The United States noted that while the number of Palestinian deaths in conflict this year has already surpassed 2022’s total, “the number of Israelis killed by terrorism this year is quickly approaching that of the whole of 2022.” (Washington did not appear to differentiate between Palestinian terrorist and civilian deaths.)
‘Counter all forms of violence and incitement’
Also at the meeting, Robert Wood, U.S. alternative representative for special political affairs, said that Washington expects the Palestinian Authority to clearly denounce terrorist attacks against Israelis.
“We urge all parties to take proactive measures to counter all forms of violence and incitement and to ensure accountability and justice are pursued with equal rigor in all cases of extremist violence,” Wood said.
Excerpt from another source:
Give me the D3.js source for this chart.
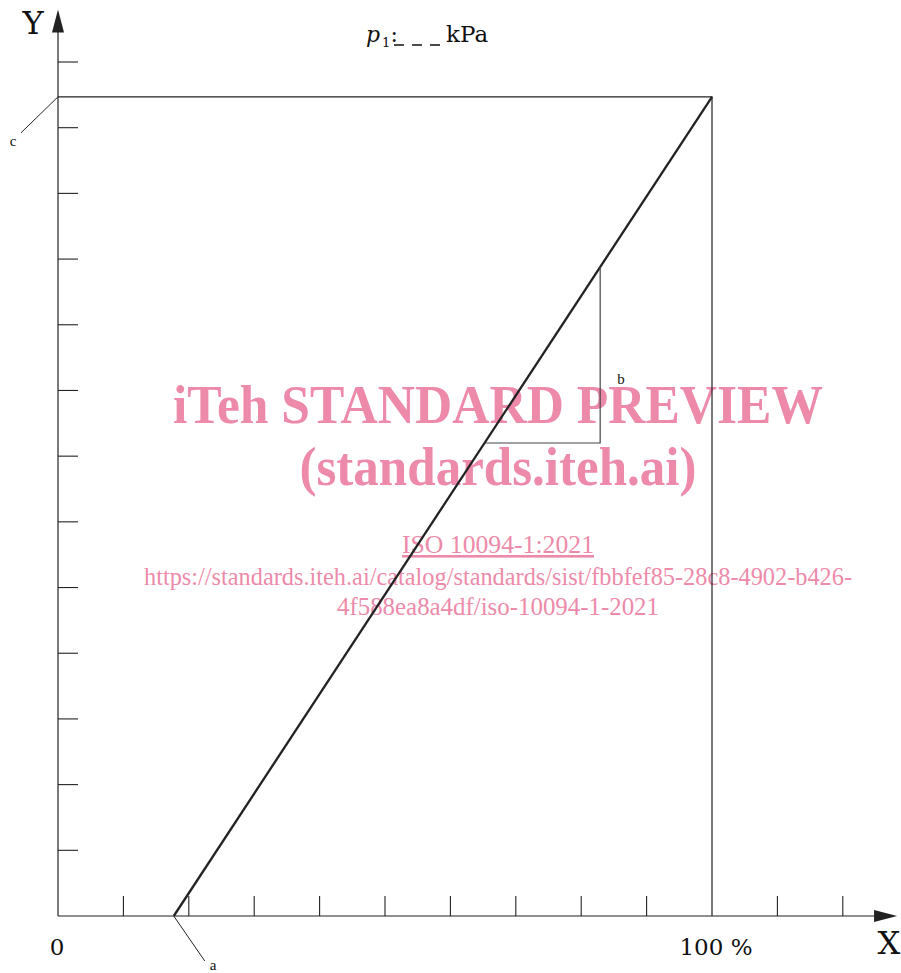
<!DOCTYPE html>
<html>
<head>
<meta charset="utf-8">
<script src="https://cdn.jsdelivr.net/npm/d3@7"></script>
<style>
  body { margin: 0; background: #fff; }
  svg text { font-family: "Liberation Serif", "DejaVu Serif", serif; }
  svg text.lab { font-family: "DejaVu Serif", serif; }
</style>
</head>
<body>
<svg id="chart"></svg>
<script>
const svgWidth = 901;
const svgHeight = 973;

// x in percent of stroke, y in tick units
const xTicks = [10, 20, 30, 40, 50, 60, 70, 80, 90, 100, 110, 120];
const yTicks = [1, 2, 3, 4, 5, 6, 7, 8, 9, 10, 11, 12, 13];
const xMax = 128.3;
const yMax = 13.8;
const fullScale = 12.47;
const lineData = [{ x: 17.7, y: 0 }, { x: 100, y: fullScale }];
const slopeX = [82.9];
const slopeY = [7.2];

const svg = d3.select('#chart')
    .attr('width', svgWidth)
    .attr('height', svgHeight);

const x = d3.scaleLinear().domain([0, 100]).range([58, 712]);
const y = d3.scaleLinear().domain([0, 13]).range([916, 62]);

const ink = '#222';

// watermark (underneath the drawing)
const pink = '#ed8aaa';
svg.append('text').attr('x', 498).attr('y', 423).attr('text-anchor', 'middle')
    .attr('font-size', 54).attr('font-weight', 'bold').attr('fill', pink)
    .attr('textLength', 650).attr('lengthAdjust', 'spacingAndGlyphs')
    .text('iTeh STANDARD PREVIEW');
svg.append('text').attr('x', 498).attr('y', 485).attr('text-anchor', 'middle')
    .attr('font-size', 54).attr('font-weight', 'bold').attr('fill', pink)
    .attr('textLength', 397).attr('lengthAdjust', 'spacingAndGlyphs')
    .text('(standards.iteh.ai)');
svg.append('text').attr('x', 498).attr('y', 553).attr('text-anchor', 'middle')
    .attr('font-size', 26).attr('fill', pink)
    .attr('text-decoration', 'underline')
    .attr('textLength', 192).attr('lengthAdjust', 'spacingAndGlyphs')
    .text('ISO 10094-1:2021');
svg.append('text').attr('x', 498).attr('y', 585).attr('text-anchor', 'middle')
    .attr('font-size', 26).attr('fill', pink)
    .attr('textLength', 708).attr('lengthAdjust', 'spacingAndGlyphs')
    .text('https://standards.iteh.ai/catalog/standards/sist/fbbfef85-28c8-4902-b426-');
svg.append('text').attr('x', 498).attr('y', 615).attr('text-anchor', 'middle')
    .attr('font-size', 26).attr('fill', pink)
    .attr('textLength', 322).attr('lengthAdjust', 'spacingAndGlyphs')
    .text('4f588ea8a4df/iso-10094-1-2021');

// axes
svg.append('line')
    .attr('x1', x(0)).attr('y1', y(0))
    .attr('x2', x(xMax) - 20).attr('y2', y(0))
    .attr('stroke', ink).attr('stroke-width', 1.2);
svg.append('path')
    .attr('d', `M${x(xMax)},${y(0)} L${x(xMax) - 23},${y(0) - 6} L${x(xMax) - 23},${y(0) + 6} Z`)
    .attr('fill', ink);
svg.append('line')
    .attr('x1', x(0)).attr('y1', y(0))
    .attr('x2', x(0)).attr('y2', y(yMax) + 20)
    .attr('stroke', ink).attr('stroke-width', 1.2);
svg.append('path')
    .attr('d', `M${x(0)},${y(yMax)} L${x(0) - 6},${y(yMax) + 23} L${x(0) + 6},${y(yMax) + 23} Z`)
    .attr('fill', ink);

// ticks
svg.selectAll('.xtick')
    .data(xTicks.filter(d => d !== 100))
    .enter().append('line')
    .attr('class', 'xtick')
    .attr('x1', d => x(d)).attr('x2', d => x(d))
    .attr('y1', y(0)).attr('y2', y(0) - 20)
    .attr('stroke', ink).attr('stroke-width', 1.1);

svg.selectAll('.ytick')
    .data(yTicks)
    .enter().append('line')
    .attr('class', 'ytick')
    .attr('x1', x(0)).attr('x2', x(0) + 20)
    .attr('y1', d => y(d)).attr('y2', d => y(d))
    .attr('stroke', ink).attr('stroke-width', 1.1);

// full-scale frame
svg.append('path')
    .attr('d', `M${x(0)},${y(fullScale)} H${x(100)} V${y(0)}`)
    .attr('fill', 'none').attr('stroke', ink).attr('stroke-width', 1.2);

// characteristic line
svg.append('path')
    .datum(lineData)
    .attr('d', d3.line().x(d => x(d.x)).y(d => y(d.y)))
    .attr('fill', 'none').attr('stroke', ink).attr('stroke-width', 2.3);

// slope triangle (b)
let lineX = v => lineData[0].x + (v - lineData[0].y) * (lineData[1].x - lineData[0].x) / (lineData[1].y - lineData[0].y);
let lineY = v => lineData[0].y + (v - lineData[0].x) * (lineData[1].y - lineData[0].y) / (lineData[1].x - lineData[0].x);
svg.append('path')
    .attr('d', `M${x(lineX(slopeY[0]))},${y(slopeY[0])} H${x(slopeX[0])} V${y(lineY(slopeX[0]))}`)
    .attr('fill', 'none').attr('stroke', '#444').attr('stroke-width', 1.2);

// leaders
svg.append('line')
    .attr('x1', x(0)).attr('y1', y(fullScale))
    .attr('x2', x(0) - 37).attr('y2', y(fullScale) + 36)
    .attr('stroke', ink).attr('stroke-width', 1);
svg.append('line')
    .attr('x1', x(lineData[0].x)).attr('y1', y(0))
    .attr('x2', x(lineData[0].x) + 31).attr('y2', y(0) + 45)
    .attr('stroke', ink).attr('stroke-width', 1);

// labels
const lbl = (tx, ty, s, size, anchor) => svg.append('text')
    .attr('x', tx).attr('y', ty).attr('font-size', size)
    .attr('text-anchor', anchor || 'start').attr('fill', '#111').text(s);

lbl(33, 34, 'Y', 32, 'middle').attr('class', 'lab');
lbl(889, 954, 'X', 32, 'middle').attr('class', 'lab');
lbl(x(0) - 1, 955, '0', 23, 'middle').attr('class', 'lab');
lbl(x(100) + 4, 955, '100 %', 23, 'middle').attr('class', 'lab');
lbl(13, 146, 'c', 15, 'middle');
lbl(213, 970, 'a', 15, 'middle');
lbl(621, 384, 'b', 15, 'middle');

// title p1: ___ kPa
let title = svg.append('text').attr('class', 'lab').attr('x', 366).attr('y', 42).attr('font-size', 22).attr('fill', '#111');
title.append('tspan').attr('font-style', 'italic').text('p');
title.append('tspan').attr('font-size', 13).attr('dy', 5).attr('dx', 2).text('1');
title.append('tspan').attr('dy', -5).text(':');
svg.append('line')
    .attr('x1', 394).attr('x2', 440).attr('y1', 45).attr('y2', 45)
    .attr('stroke', '#111').attr('stroke-width', 1.5)
    .attr('stroke-dasharray', '10,8');
lbl(446, 42, 'kPa', 23).attr('class', 'lab');
</script>
</body>
</html>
Washington is concerned by the number of injuries and property damage in Jenin but recognizes “that Israel took steps to avoid civilian harm during its operation,” Wood said.
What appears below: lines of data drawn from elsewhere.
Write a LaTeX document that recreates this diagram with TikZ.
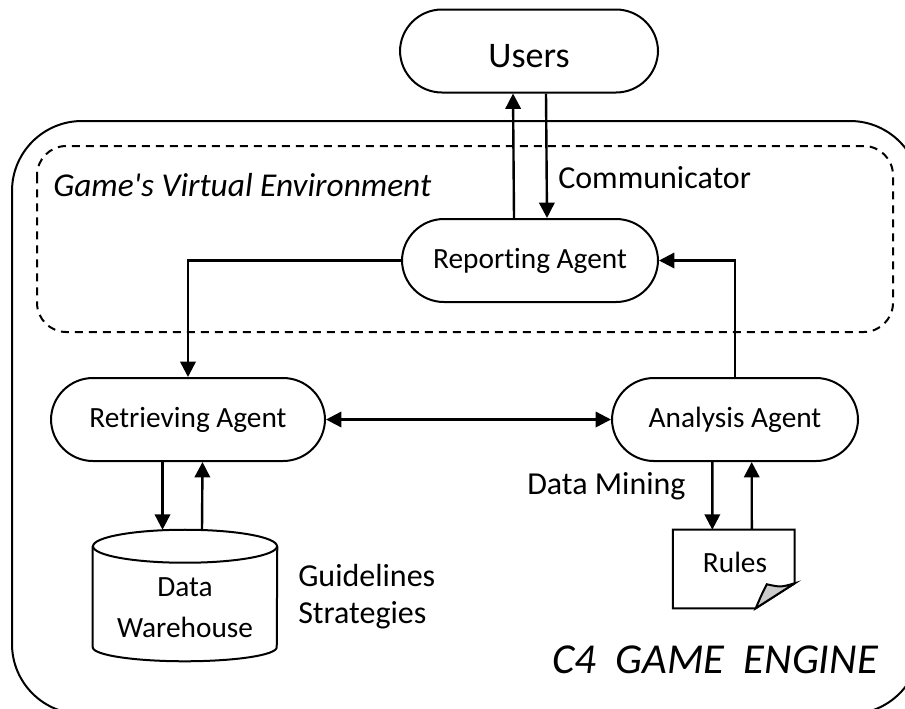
\documentclass[tikz,border=0pt]{standalone}
\usepackage{fontspec}
\setmainfont[Ligatures=NoCommon]{Carlito}
\usetikzlibrary{arrows.meta,calc}
\tikzset{
  agent/.style={draw,line width=1.5pt,rounded corners=31.5pt,minimum height=62.25pt,inner sep=0pt,font=\fontsize{22}{26}\selectfont},
  flow/.style={line width=1.8pt,-{Triangle[length=11.5pt,width=11.5pt]}},
  twoway/.style={line width=1.8pt,{Triangle[length=11.5pt,width=11.5pt]}-{Triangle[length=11.5pt,width=11.5pt]}},
  note/.style={font=\fontsize{24}{28}\selectfont,anchor=base west,inner sep=0pt},
  bound/.style={line width=1.5pt}
}
\begin{document}
\begin{tikzpicture}[x=0.75pt,y=-0.75pt]
  \useasboundingbox[clip] (0,0) rectangle (905,708);

  \draw[bound,rounded corners=52.5pt] (12,121) rectangle (920,714);
  \draw[bound,dash pattern=on 6pt off 4.5pt,rounded corners=22pt] (37,146) rectangle (893,332);
  \node[note,font=\fontsize{25}{30}\itshape\selectfont] (env) at (53,196) {Game\textquotesingle s Virtual Environment};

  \node[agent,minimum width=193.5pt,font=\fontsize{27}{32}\selectfont] (users) at (529,51) {\raisebox{-12.5pt}[0pt][0pt]{Users}};
  \node[agent,minimum width=192pt] (reporting) at (530,260.5) {Reporting Agent};
  \node[agent,minimum width=205.5pt] (retrieving) at (188,419.5) {Retrieving Agent};
  \node[agent,minimum width=184.5pt] (analysis) at (735,419.5) {Analysis Agent};

  \node[inner sep=0pt,minimum width=138pt,minimum height=98.25pt] (warehouse) at (185,595.5) {};
  \node[inner sep=0pt,align=center,font=\fontsize{22}{31}\selectfont] (warehousetext) at (185,608) {Data\\Warehouse};
  \draw[bound] ([shift={(0,16.5)}]warehouse.north west) -- ([shift={(0,-14)}]warehouse.south west)
    arc[start angle=180,end angle=0,x radius=92,y radius=14] -- ([shift={(0,16.5)}]warehouse.north east);
  \draw[bound] ([shift={(0,16.5)}]warehouse.north) ellipse [x radius=92,y radius=16.5];

  \node[inner sep=0pt,minimum width=91pt,minimum height=58.5pt] (rules) at (733.8,569) {};
  \node[inner sep=0pt,font=\fontsize{22}{26}\selectfont] (ruletext) at (735,562) {Rules};
  \draw[bound] (rules.north west) -- (rules.north east) -- ([shift={(0,-25)}]rules.south east)
    -- ([shift={(-39,0)}]rules.south east) -- (rules.south west) -- cycle;
  \draw[bound,fill=black!20] ([shift={(-39,0)}]rules.south east) .. controls ([shift={(-33,-14)}]rules.south east) .. ([shift={(-28,-24)}]rules.south east)
    .. controls ([shift={(-14,-21)}]rules.south east) .. ([shift={(0,-25)}]rules.south east) -- cycle;

  \draw[flow] ([shift={(-16,0)}]reporting.north) -- ([shift={(-16,0)}]users.south);
  \draw[flow] ([shift={(17,0)}]users.south) -- ([shift={(17,0)}]reporting.north);
  \draw[flow] (reporting.west) -| (retrieving.north);
  \draw[flow] (analysis.north) |- (reporting.east);
  \draw[twoway] (retrieving.east) -- (analysis.west);
  \draw[flow] ([shift={(-25.5,0)}]retrieving.south) -- ([shift={(-22.5,0)}]warehouse.north);
  \draw[flow] ([shift={(17,0)}]warehouse.north) -- ([shift={(14.5,0)}]retrieving.south);
  \draw[flow] ([shift={(-22.7,0)}]analysis.south) -- ([shift={(-21.5,0)}]rules.north);
  \draw[flow] ([shift={(18,0)}]rules.north) -- ([shift={(16.7,0)}]analysis.south);

  \node[note] (comm) at (558,188) {Communicator};
  \node[note] (mining) at (527,494) {Data Mining};
  \node[note] (guide) at (298,586) {Guidelines};
  \node[note] (strat) at (298,623) {Strategies};
  \node[note,font=\fontsize{32}{38}\itshape\selectfont] (engine) at (552,673) {C4~~GAME~~ENGINE};
\end{tikzpicture}
\end{document}
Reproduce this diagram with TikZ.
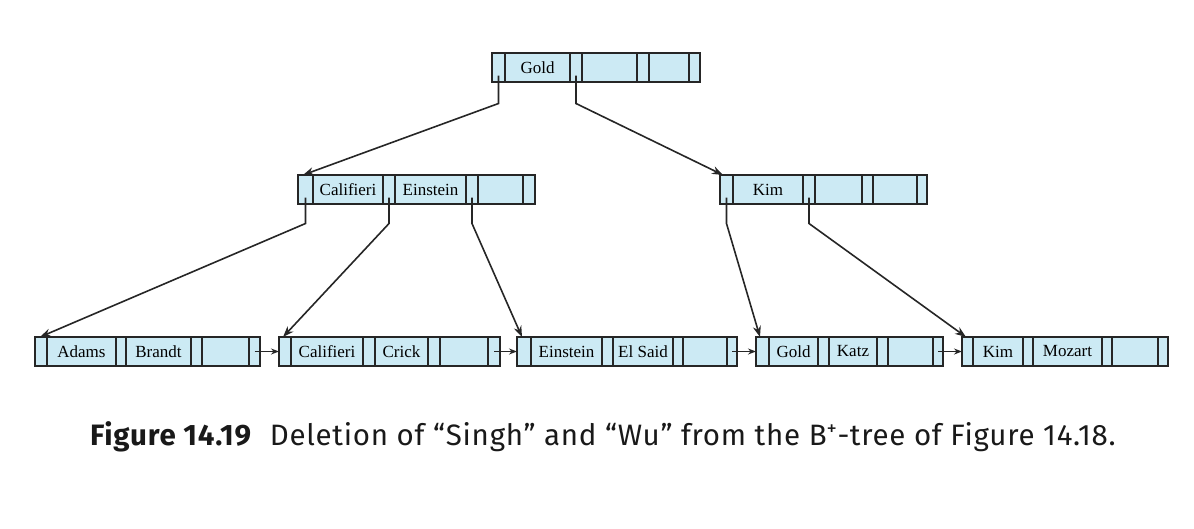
\documentclass[tikz,border=0pt]{standalone}
\usepackage{fontspec}
\setmainfont{Liberation Serif}
\newfontfamily\capfont[LetterSpace=2.5]{Fira Sans}
\usetikzlibrary{arrows.meta}
\definecolor{cellfill}{RGB}{204,234,244}
\newcommand{\bnode}[3]{%
  \foreach \a/\b/\t/\n in {#3}
    \node[cellbox, minimum width={(\b-\a)*1pt}] (#1-\n) at ({(\a+\b)/2},#2) {\t};}
\begin{document}
\begin{tikzpicture}[x=1pt,y=-1pt,
  cellbox/.style={draw=black!85, fill=cellfill, line width=1.5pt, inner sep=0pt, outer sep=0pt,
    minimum height=29pt, font=\fontsize{17}{17}\selectfont},
  ptr/.style={line width=1.6pt, draw=black!85, -{Stealth[length=11pt,width=8pt]}},
  link/.style={line width=1.5pt, draw=black!85, -{Stealth[length=8pt,width=6pt]}}]
\useasboundingbox (0,0) rectangle (1194,528);

% root
\bnode{root}{67.5}{492/505//p0, 505/570/Gold/k1, 570/582//p1, 582/637//k2, 637/649//p2, 649/689//k3, 689/700//p3}
% internal
\bnode{cal}{189.5}{298/313//p0, 313/383/Califieri/k1, 383/395//p1, 395/466/Einstein/k2, 466/478//p2, 478/523//k3, 523/535//p3}
\bnode{kim}{189.5}{720/733//p0, 733/803/Kim/k1, 803/815//p1, 815/862//k2, 862/873//p2, 873/917//k3, 917/927//p3}
% leaves
\bnode{la}{351.5}{35/47//p0, 47/116/Adams/k1, 116/126//p1, 126/191/Brandt/k2, 191/202//p2, 202/249//k3, 249/260//p3}
\bnode{lb}{351.5}{279/291//p0, 291/363/Califieri/k1, 363/375//p1, 375/428/Crick/k2, 428/440//p2, 440/488//k3, 488/500//p3}
\bnode{lc}{351.5}{517/531//p0, 531/602/Einstein/k1, 602/613//p1, 613/673/El Said/k2, 673/683//p2, 683/727//k3, 727/737//p3}
\bnode{ld}{351.5}{756/769//p0, 769/818/Gold/k1, 818/829//p1, 829/877/Katz/k2, 877/888//p2, 888/933//k3, 933/943//p3}
\bnode{le}{351.5}{962/973//p0, 973/1023/Kim/k1, 1023/1033//p1, 1033/1102/Mozart/k2, 1102/1112//p2, 1112/1158//k3, 1158/1168//p3}

% root pointers
\draw[ptr] ([yshift=-8pt]root-p0.center) -- ++(0,28) -- ([xshift=5pt]cal-p0.north west);
\draw[ptr] ([yshift=-8pt]root-p1.center) -- ++(0,28) -- ([xshift=3pt]kim-p0.north west);
% internal pointers
\draw[ptr] ([yshift=-8pt]cal-p0.center) -- ++(0,26) -- ([xshift=5pt]la-p0.north west);
\draw[ptr] ([yshift=-8pt]cal-p1.center) -- ++(0,26) -- ([xshift=4pt]lb-p0.north west);
\draw[ptr] ([yshift=-8pt]cal-p2.center) -- ++(0,26) -- ([xshift=5pt]lc-p0.north west);
\draw[ptr] ([yshift=-8pt]kim-p0.center) -- ++(0,26) -- ([xshift=4pt]ld-p0.north west);
\draw[ptr] ([yshift=-8pt]kim-p1.center) -- ++(0,26) -- ([xshift=4pt]le-p0.north west);
% leaf chain
\draw[link] (la-p3.center) -- (lb-p0.west);
\draw[link] (lb-p3.center) -- (lc-p0.west);
\draw[link] (lc-p3.center) -- (ld-p0.west);
\draw[link] (ld-p3.center) -- (le-p0.west);

% caption
\node[anchor=base west, inner sep=0pt, text=black!90, font=\capfont\fontsize{29.5}{29.5}\selectfont] (cap) at (90,445)
  {\textbf{Figure 14.19}\hspace{18pt}Deletion of “Singh” and “Wu” from the B\textsuperscript{+}-tree of Figure 14.18.};
\end{tikzpicture}
\end{document}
Wood also applauded the Israeli government’s security cabinet decision this month to consider steps to prop up the faltering P.A. and steps the P.A. has taken to try to bring Jenin—a Hamas and Palestinian Islamic Jihad hotbed—back under control.
“We encourage Israeli and Palestinian security forces to increase their cooperation to improve the security situation,” in Judea and Samaria, “including in Jenin and other areas that have been loci of violence,” he said.
Meanwhile, Egypt requested a conference to generate fresh political and financial support for UNRWA, which is struggling financially under the weight of decreased donations, inflation and the burden of adding to its “refugee” rolls each time a Palestinian is born.
Zhang Jun, China’s ambassador to the United Nations, affirmed the “just cause” of the Palestinians, best served through the creation of an independent Palestinian state, and the lifting of the blockade on Gaza, which prevents funding, weapons and materials for terrorist activity to enter the Strip.
Israeli Prime Minister Benjamin Netanyahu is scheduled to travel to Beijing later this year to meet Chinese President Xi Jinping.
Separately, a senior U.N. official urged the Israeli government on Thursday to “heed the calls” of citizens protesting proposed judicial reforms and “preserve civil rights and maintain checks on power.”
Volker Türk, U.N. high commissioner for human rights, stated that he has been “following developments closely” in Israel and described the protests as an effort to “preserve the democratic space and constitutional balance so painstakingly built in Israel over many decades. It demonstrates the extent of public disquiet at the extent of fundamental legislative changes.”
Türk, who doesn’t typically express concern for the rights of Israeli citizens, also spoke out against the proposed judicial reforms in February.
At the time, he drew a rebuke from Netanyahu, who called the concern an “absurdity” and the U.N. Human Rights Council “a biased and ineffective body.”